Hess Corporation has signed a non-exclusive 10-year global agreement with Wood Group to provide engineering, project management, construction, commissioning, operations and maintenance, integrity management, subsea, and decommissioning services.

Engineering and maintenance provider Bilfinger Industrial Services has secured a three-year contract worth £15 million with BP Chemicals.



Metso and Valmet separated three years ago. Now they are developing different IoT solutions. Metso with Rockwell Automation, Valmet with Tieto.

Kone Elevators lifts profits with IoT and a “Connected Services” strategy

 A Chinese industrial automation and sludge treatment products and services provider Huazhang Technology is acquiring a paper machine service vendor Wuxi Refine Technology Co., based in Wuxi City, Jiangshu Province, with a customer base of twenty paper manufacturers. Through the acquisition Huazhang intends to become a one stop shop for paper machine and other maintenance services and with other add-on acquisitions launch an international service business.

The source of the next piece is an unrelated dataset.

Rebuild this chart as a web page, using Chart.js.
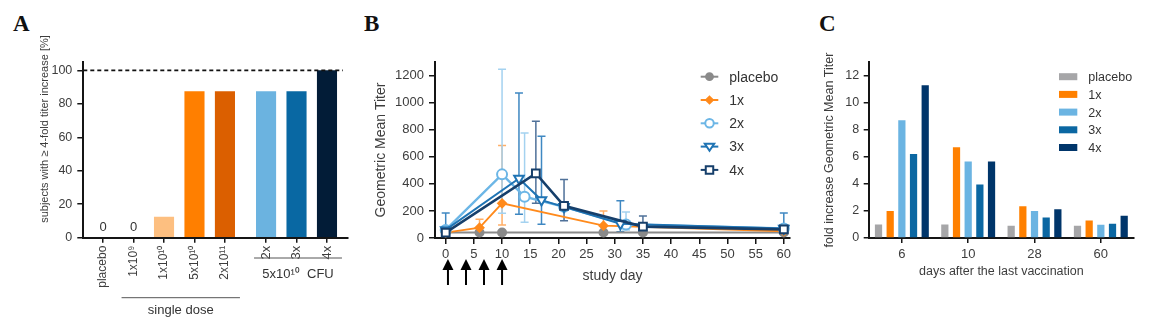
<!DOCTYPE html>
<html>
<head>
<meta charset="utf-8">
<script src="https://cdn.jsdelivr.net/npm/chart.js@4.4.1/dist/chart.umd.min.js"></script>
<style>
    body { margin: 0; background: #fff; width: 1149px; height: 325px; position: relative; overflow: hidden; }
    .panel { position: absolute; top: 0; height: 325px; }
    .letter { position: absolute; top: 12px; font: bold 23px/23px 'Liberation Serif', 'Times New Roman', serif; color: #111; }
</style>
</head>
<body>
<div class="letter" style="left:13px">A</div>
<div class="letter" style="left:364px">B</div>
<div class="letter" style="left:819px">C</div>
<div class="panel" style="left:0;width:360px"><canvas id="chart-a"></canvas></div>
<div class="panel" style="left:360px;width:440px"><canvas id="chart-b"></canvas></div>
<div class="panel" style="left:800px;width:349px"><canvas id="chart-c"></canvas></div>
<script>
// ---- panel A: share of subjects with >= 4-fold titer increase
const aLabels = ["placebo", "1x10⁹", "1x10¹⁰", "5x10¹⁰", "2x10¹¹", "2x", "3x", "4x"];
const aValues = [0, 0, 12.5, 87.5, 87.5, 87.5, 87.5, 100];
const aColors = ["#bbbbbb", "#bbbbbb", "#fdbf80", "#ff7f00", "#db5f00", "#6bb3e0", "#0968a3", "#021c37"];
const aTicksY = [0, 20, 40, 60, 80, 100];
const aReference = 100;
const aTitle = "subjects with ≥ 4-fold titer increase [%]";
const aGroupLabels = ["single dose", "5x10¹⁰  CFU"];
const aGroupFrom = [1, 5];
const aGroupTo = [4, 7];

// ---- panel B: geometric mean titer over study days
const bSeries = ["placebo", "1x", "2x", "3x", "4x"];
const bTicksX = [0, 5, 10, 15, 20, 25, 30, 35, 40, 45, 50, 55, 60];
const bTicksY = [0, 200, 400, 600, 800, 1000, 1200];
const vaccinationDays = [0.4, 3.6, 6.8, 10];

const placeboDays = [0, 6, 10, 28, 35, 60];
const placeboGmt = [40, 40, 40, 40, 40, 40];
const placeboHigh = [null, null, null, null, null, null];
const placeboLow = [null, null, null, null, null, null];

const oneDays = [0, 6, 10, 28, 60];
const oneGmt = [40, 76, 256, 91, 50];
const oneHigh = [null, 138, 684, 200, null];
const oneLow = [null, null, 96, null, null];

const twoDays = [0, 10, 14, 21, 32, 60];
const twoGmt = [60, 470, 305, 230, 100, 70];
const twoHigh = [null, 1246, 776, null, 192, null];
const twoLow = [null, 182, 116, null, 60, null];

const threeDays = [0, 13, 17, 21, 31, 60];
const threeGmt = [60, 440, 280, 230, 105, 70];
const threeHigh = [184, 1071, 752, null, 275, 185];
const threeLow = [null, 175, 101, null, 46, null];

const fourDays = [0, 16, 21, 35, 60];
const fourGmt = [40, 477, 238, 84, 64];
const fourHigh = [null, 863, 433, 162, null];
const fourLow = [null, 256, 128, null, null];

// ---- panel C: fold increase of GMT by days after the last vaccination
const cDays = ["6", "10", "28", "60"];
const cPlacebo = [1.0, 1.0, 0.9, 0.9];
const cOne = [2.0, 6.7, 2.35, 1.3];
const cTwo = [8.7, 5.65, 2.0, 0.97];
const cThree = [6.2, 3.95, 1.52, 1.05];
const cFour = [11.28, 5.65, 2.12, 1.65];
const cTicksY = [0, 2, 4, 6, 8, 10, 12];

Chart.defaults.font.family = "'Liberation Sans', Arial, sans-serif";
Chart.defaults.color = "#3d3d3d";
Chart.defaults.animation = false;
Chart.defaults.plugins.legend.display = false;
Chart.defaults.plugins.tooltip.enabled = false;

const AXIS = "#151515";

function axisBorder() {
    return { display: true, color: AXIS, width: 2 };
}
function tickGrid(len) {
    return { display: true, drawOnChartArea: false, drawTicks: true, tickLength: len, color: AXIS, lineWidth: 1.5, offset: false };
}

// ================= A =================
const aX = aLabels.map((label, i) => i < 5 ? i : i + 0.35);

const panelAExtras = {
    id: "panelAExtras",
    afterDatasetsDraw(chart) {
        const { ctx, chartArea, scales: { x, y } } = chart;
        ctx.save();
        // reference line
        ctx.strokeStyle = "#111";
        ctx.lineWidth = 1.6;
        ctx.setLineDash([4, 3]);
        const ry = y.getPixelForValue(aReference);
        ctx.beginPath();
        ctx.moveTo(chartArea.left, ry);
        ctx.lineTo(chartArea.right - 5, ry);
        ctx.stroke();
        ctx.setLineDash([]);

        // zero labels
        ctx.fillStyle = "#333";
        ctx.font = "13px 'Liberation Sans', Arial, sans-serif";
        ctx.textAlign = "center";
        ctx.textBaseline = "middle";
        aValues.forEach((v, i) => {
            if (v === 0) ctx.fillText("0", x.getPixelForValue(aX[i]), y.getPixelForValue(0) - 10);
        });

        // group brackets
        const lineY = [297.7, 258];
        const textY = [310, 274];
        ctx.strokeStyle = "#555";
        ctx.lineWidth = 1;
        aGroupLabels.forEach((label, g) => {
            const x1 = x.getPixelForValue(aX[aGroupFrom[g]]) - 12;
            const x2 = x.getPixelForValue(aX[aGroupTo[g]]) + 15;
            ctx.beginPath();
            ctx.moveTo(x1, lineY[g]);
            ctx.lineTo(x2, lineY[g]);
            ctx.stroke();
            ctx.fillText(label, (x1 + x2) / 2, textY[g]);
        });

        // y title, sits higher than the axis middle
        ctx.translate(45, 129);
        ctx.rotate(-Math.PI / 2);
        ctx.font = "11px 'Liberation Sans', Arial, sans-serif";
        ctx.fillStyle = "#3d3d3d";
        ctx.fillText(aTitle, 0, 0);
        ctx.restore();
    }
};

new Chart(document.getElementById("chart-a"), {
    type: "bar",
    data: {
        datasets: [{
            data: aX.map((x, i) => ({ x: x, y: aValues[i] })),
            backgroundColor: aColors,
            borderWidth: 0,
            categoryPercentage: 1,
            barPercentage: 0.66
        }]
    },
    options: {
        responsive: true,
        maintainAspectRatio: false,
        layout: { padding: { left: 38, right: 12, top: 62, bottom: 0 } },
        scales: {
            x: {
                type: "linear",
                min: -0.65,
                max: 8.04,
                offset: false,
                border: axisBorder(),
                grid: tickGrid(5),
                afterBuildTicks: s => { s.ticks = aX.map(v => ({ value: v })); },
                afterFit: s => { s.height = 87.3; },
                ticks: {
                    autoSkip: false,
                    minRotation: 90,
                    maxRotation: 90,
                    padding: 3,
                    font: c => ({ size: c.index >= 5 ? 13 : 12 }),
                    callback: (v, i) => aLabels[i]
                }
            },
            y: {
                min: 0,
                max: 105,
                border: axisBorder(),
                grid: tickGrid(6),
                afterBuildTicks: s => { s.ticks = aTicksY.map(v => ({ value: v })); },
                afterFit: s => { s.width = 45.3; },
                ticks: { padding: 5, font: { size: 12.5 }, callback: v => String(v) }
            }
        }
    },
    plugins: [panelAExtras]
});

// ================= B =================
const bColors = ["#8a8a8a", "#ff8a1c", "#6cb6e6", "#1f74b4", "#163f6b"];
const bErrColors = ["#b0b0b0", "#ffae66", "#a4d2f0", "#3f88c2", "#4f7199"];
const bStyles = ["circle", "rectRot", "circle", "triangle", "rect"];
const bRadius = [4, 4, 5, 5.5, 5.5];
const bFill = ["#8a8a8a", "#ff8a1c", "#fff", "#fff", "#fff"];
const bLineWidth = [2, 1.8, 2.4, 2, 2.6];
const bDays = [placeboDays, oneDays, twoDays, threeDays, fourDays];
const bGmt = [placeboGmt, oneGmt, twoGmt, threeGmt, fourGmt];
const bHigh = [placeboHigh, oneHigh, twoHigh, threeHigh, fourHigh];
const bLow = [placeboLow, oneLow, twoLow, threeLow, fourLow];

function drawMarker(ctx, style, r, cx, cy) {
    ctx.beginPath();
    if (style === "circle") {
        ctx.arc(cx, cy, r, 0, Math.PI * 2);
    } else if (style === "rectRot") {
        ctx.moveTo(cx, cy - r); ctx.lineTo(cx + r, cy); ctx.lineTo(cx, cy + r); ctx.lineTo(cx - r, cy); ctx.closePath();
    } else if (style === "triangle") {
        ctx.moveTo(cx - r, cy - r * 0.6); ctx.lineTo(cx + r, cy - r * 0.6); ctx.lineTo(cx, cy + r * 0.9); ctx.closePath();
    } else {
        ctx.rect(cx - r * 0.8, cy - r * 0.8, r * 1.6, r * 1.6);
    }
    ctx.fill();
    ctx.stroke();
}

const panelBExtras = {
    id: "panelBExtras",
    beforeDatasetsDraw(chart) {
        const { ctx, scales: { x, y } } = chart;
        ctx.save();
        ctx.lineWidth = 1.5;
        bSeries.forEach((name, s) => {
            ctx.strokeStyle = bErrColors[s];
            bDays[s].forEach((d, i) => {
                const px = x.getPixelForValue(d);
                const py = y.getPixelForValue(bGmt[s][i]);
                [bHigh[s][i], bLow[s][i]].forEach(v => {
                    if (v === null) return;
                    const ey = y.getPixelForValue(v);
                    ctx.beginPath();
                    ctx.moveTo(px, py);
                    ctx.lineTo(px, ey);
                    ctx.moveTo(px - 4, ey);
                    ctx.lineTo(px + 4, ey);
                    ctx.stroke();
                });
            });
        });
        ctx.restore();
    },
    afterDraw(chart) {
        const { ctx, scales: { x } } = chart;
        ctx.save();
        // vaccination arrows
        ctx.fillStyle = "#000";
        ctx.strokeStyle = "#000";
        ctx.lineWidth = 2;
        vaccinationDays.forEach(d => {
            const px = x.getPixelForValue(d);
            ctx.beginPath();
            ctx.moveTo(px, 267);
            ctx.lineTo(px, 285);
            ctx.stroke();
            ctx.beginPath();
            ctx.moveTo(px, 259);
            ctx.lineTo(px - 5.5, 270);
            ctx.lineTo(px + 5.5, 270);
            ctx.closePath();
            ctx.fill();
        });
        // legend
        ctx.font = "14px 'Liberation Sans', Arial, sans-serif";
        ctx.textAlign = "left";
        ctx.textBaseline = "middle";
        bSeries.forEach((name, s) => {
            const ly = 76.7 + s * 23.3;
            ctx.strokeStyle = bColors[s];
            ctx.lineWidth = 2;
            ctx.beginPath();
            ctx.moveTo(340.7, ly);
            ctx.lineTo(358.3, ly);
            ctx.stroke();
            ctx.fillStyle = bFill[s];
            drawMarker(ctx, bStyles[s], bRadius[s] * 0.85, 349.5, ly);
            ctx.fillStyle = "#333";
            ctx.fillText(name, 369.3, ly + 1);
        });
        ctx.restore();
    }
};

new Chart(document.getElementById("chart-b"), {
    type: "line",
    data: {
        datasets: bSeries.map((name, s) => ({
            label: name,
            data: bDays[s].map((d, i) => ({ x: d, y: bGmt[s][i] })),
            borderColor: bColors[s],
            borderWidth: bLineWidth[s],
            pointStyle: bStyles[s],
            pointRadius: bRadius[s],
            pointRotation: bStyles[s] === "triangle" ? 180 : 0,
            pointBackgroundColor: bFill[s],
            pointBorderColor: bColors[s],
            pointBorderWidth: 2,
            tension: 0,
            fill: false,
            order: 5 - s
        }))
    },
    options: {
        responsive: true,
        maintainAspectRatio: false,
        layout: { padding: { left: 13, right: 10, top: 62, bottom: 40 } },
        scales: {
            x: {
                type: "linear",
                min: -1.9,
                max: 61.1,
                border: axisBorder(),
                grid: tickGrid(6),
                afterBuildTicks: s => { s.ticks = bTicksX.map(v => ({ value: v })); },
                afterFit: s => { s.height = 47; },
                ticks: { padding: 3, maxRotation: 0, font: { size: 13 }, callback: v => String(v) },
                title: { display: true, text: "study day", font: { size: 14 }, padding: { top: 0, bottom: 0 } }
            },
            y: {
                min: 0,
                max: 1300,
                border: axisBorder(),
                grid: tickGrid(6),
                afterBuildTicks: s => { s.ticks = bTicksY.map(v => ({ value: v })); },
                afterFit: s => { s.width = 62; },
                ticks: { padding: 5, font: { size: 13 }, callback: v => String(v) },
                title: { display: true, text: "Geometric Mean Titer", font: { size: 14 }, padding: { top: 0, bottom: 0 } }
            }
        }
    },
    plugins: [panelBExtras]
});

// ================= C =================
const cColors = ["#a6a6a8", "#ff8000", "#6bb4e2", "#0b67a2", "#00356a"];
const cValues = [cPlacebo, cOne, cTwo, cThree, cFour];

const panelCLegend = {
    id: "panelCLegend",
    afterDraw(chart) {
        const { ctx } = chart;
        ctx.save();
        ctx.font = "12.5px 'Liberation Sans', Arial, sans-serif";
        ctx.textAlign = "left";
        ctx.textBaseline = "middle";
        bSeries.forEach((name, s) => {
            const ly = 76.7 + s * 17.7;
            ctx.fillStyle = cColors[s];
            ctx.fillRect(259, ly - 3.5, 18.3, 7);
            ctx.fillStyle = "#333";
            ctx.fillText(name, 288.3, ly + 1);
        });
        ctx.restore();
    }
};

new Chart(document.getElementById("chart-c"), {
    type: "bar",
    data: {
        labels: cDays,
        datasets: bSeries.map((name, s) => ({
            label: name,
            data: cValues[s],
            backgroundColor: cColors[s],
            borderWidth: 0,
            categoryPercentage: 0.88,
            barPercentage: 0.62
        }))
    },
    options: {
        responsive: true,
        maintainAspectRatio: false,
        layout: { padding: { left: 22, right: 15, top: 62, bottom: 45.8 } },
        scales: {
            x: {
                border: axisBorder(),
                grid: tickGrid(5),
                afterFit: s => { s.height = 41.2; },
                ticks: { padding: 4, font: { size: 13 } },
                title: { display: true, text: "days after the last vaccination", font: { size: 12.5 }, padding: { top: 0, bottom: 0 } }
            },
            y: {
                min: 0,
                max: 13,
                border: axisBorder(),
                grid: tickGrid(5),
                afterBuildTicks: s => { s.ticks = cTicksY.map(v => ({ value: v })); },
                afterFit: s => { s.width = 46.7; },
                ticks: { padding: 4.5, font: { size: 12.5 }, callback: v => String(v) },
                title: { display: true, text: "fold increase Geometric Mean Titer", font: { size: 12.5 }, padding: { top: 0, bottom: 0 } }
            }
        }
    },
    plugins: [panelCLegend]
});
</script>
</body>
</html>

A start-up, Prophesy Sensorlytics has developed an analytics based predictive maintenance solution for pumps and similar equipment: “Our platform monitors 24/7, and it doesn’t just tell you if your bearing is getting bad,” noted Biplab Pal, chief technology officer and founder. “It finds the root cause of your problem and tells you why the bearing is getting bad

The Dubai Electricity and Water Authority (Dewa) signs a 12-year Operating Plant Service Agreement (OPSA) contract with Siemens valued at over US $460 million.


3D PRINTING SPARE PARTS and other technology innovations

Siemens has successfully tested power generation gas turbine blades produced wholly by metal-based 3D printing by UK-based Materials Solutions, which it bought last year – calling it a “breakthrough”. “It rotates with 13,600 rotations-per-minute which means it is the most highly loaded component in the whole gas turbine. So, this blade that weighs 180 gramms will weigh 11 tonnes while rotating with this speed, meaning that it will bear the weight of a double-decker bus.”

Daimler Buses division has explained how it is implementing 3D printing to create components for its customers on-demand. Providing the example of a banknote stowage compartment, Daimler has showcased how it is utilizing the technology to create bespoke parts. According to Daimler, the company has so far 3D printed 780 components with over 150 replacement parts currently undergoing validation.

Volkswagen launches pilot project to produce legacy spare parts 100% through 3D-printing

Seeing is believing: Drones—what are they good for – The Economist on Drones in business. You can also read our drones article with more examples from industry and services.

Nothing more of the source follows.